There are a lot of weird intel vector instructions like
#include <emmintrin.h>

__m128i alignas(16) A, B, C, D, X, Y;
A = _mm_shuffle_epi8(D, Y);
C = _mm_unpackhi_epi16(A, B);
where my gcc seems to know about the latter but not the former
(I have no idea why, and it is very annoying to arbitrarily support the second
and not the first).

Anyhow.  If you write code like that, it is horrible to read.

But here is a simple idea for improving the C language which would make
lots of such code easy to read.  And write.

First of all, there should be (and pretty much are, see   stdint.h, inttypes.h)
int and uint types of various power of 2 bit sizes, e.g.

int16 a;
uint64 b;
uint128 c;

uint256 d;
uint512 e;
uint4 f;

where again my gcc supports the first 3 (after appropriate renamings)
but not the last 3.  (Again, very annoying arbitrariness.)

But more importantly, we should add new types like this:

uint128.16 a, b;
meaning a is 128 bits wide, and consists of 16 chunks, each 8 bits wide,
each regarded as an 8-bit-wide unsigned int.

uint256.8 y, z;
and so on.

Note the use of DOTS inside the type name.  You could consider other notations,
I am not fixated on this one.  Another might be  uint128{16}.

OK, now we could do
uint128.16 a, b, c;
c = a+b;   //adds the 16-element vectors a and b elementwise
c = a-b;  //subtracts vectors

Life is SO much nicer now. It's practically sane again.
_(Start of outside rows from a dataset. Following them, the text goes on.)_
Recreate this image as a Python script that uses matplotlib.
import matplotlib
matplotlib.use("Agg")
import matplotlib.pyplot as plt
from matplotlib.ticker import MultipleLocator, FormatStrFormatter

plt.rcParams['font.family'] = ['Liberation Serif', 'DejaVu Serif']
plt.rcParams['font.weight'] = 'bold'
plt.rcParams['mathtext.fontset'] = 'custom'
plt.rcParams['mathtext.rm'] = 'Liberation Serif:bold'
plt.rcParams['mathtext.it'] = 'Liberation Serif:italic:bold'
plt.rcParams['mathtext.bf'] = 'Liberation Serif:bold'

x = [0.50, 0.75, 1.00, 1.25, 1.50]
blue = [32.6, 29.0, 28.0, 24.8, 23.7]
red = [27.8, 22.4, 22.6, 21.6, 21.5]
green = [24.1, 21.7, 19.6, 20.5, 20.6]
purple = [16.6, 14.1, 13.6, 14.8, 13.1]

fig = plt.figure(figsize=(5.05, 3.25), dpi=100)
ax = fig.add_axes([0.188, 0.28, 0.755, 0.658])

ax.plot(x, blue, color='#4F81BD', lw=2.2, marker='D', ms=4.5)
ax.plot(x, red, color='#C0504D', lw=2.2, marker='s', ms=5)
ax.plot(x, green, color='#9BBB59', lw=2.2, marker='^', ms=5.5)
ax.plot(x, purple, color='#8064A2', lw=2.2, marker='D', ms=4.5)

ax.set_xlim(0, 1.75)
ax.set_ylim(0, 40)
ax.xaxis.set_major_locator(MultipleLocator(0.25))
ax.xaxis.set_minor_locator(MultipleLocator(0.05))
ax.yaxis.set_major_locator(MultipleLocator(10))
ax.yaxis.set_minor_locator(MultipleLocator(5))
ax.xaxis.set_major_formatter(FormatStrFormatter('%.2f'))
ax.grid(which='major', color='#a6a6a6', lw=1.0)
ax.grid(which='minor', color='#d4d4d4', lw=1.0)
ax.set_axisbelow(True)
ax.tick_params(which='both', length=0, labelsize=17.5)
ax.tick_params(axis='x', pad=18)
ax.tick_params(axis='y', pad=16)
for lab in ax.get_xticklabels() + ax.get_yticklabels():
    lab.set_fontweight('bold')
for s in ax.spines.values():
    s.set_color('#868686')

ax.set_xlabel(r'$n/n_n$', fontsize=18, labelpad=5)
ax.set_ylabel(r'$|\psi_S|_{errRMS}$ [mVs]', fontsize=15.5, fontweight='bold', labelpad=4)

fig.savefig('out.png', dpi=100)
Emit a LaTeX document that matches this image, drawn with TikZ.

Don't have to keep coming up with all the horrible
names for each possible kind of vector operation, the compiler does it for you.
Compiler can check type compatibility and complain if try to
add incompatible types.  etc etc.

And for stuff that really should have funny names,
   b = shuffle(c, d)
will have meaning pretty obvious from the types of b,c,d,
and again can complain about type mismatches.
And the type names will no longer be horrible unreadable strings of
nonsense characters.
They will be perfectly readable and logical simple names like uint128.16.

The present hellish situation is partly intel's fault and partly gcc's fault,
but it is absurd, that is for sure, and this hell is entirely
unnecessary, that is
what really rubs your face in it over and over.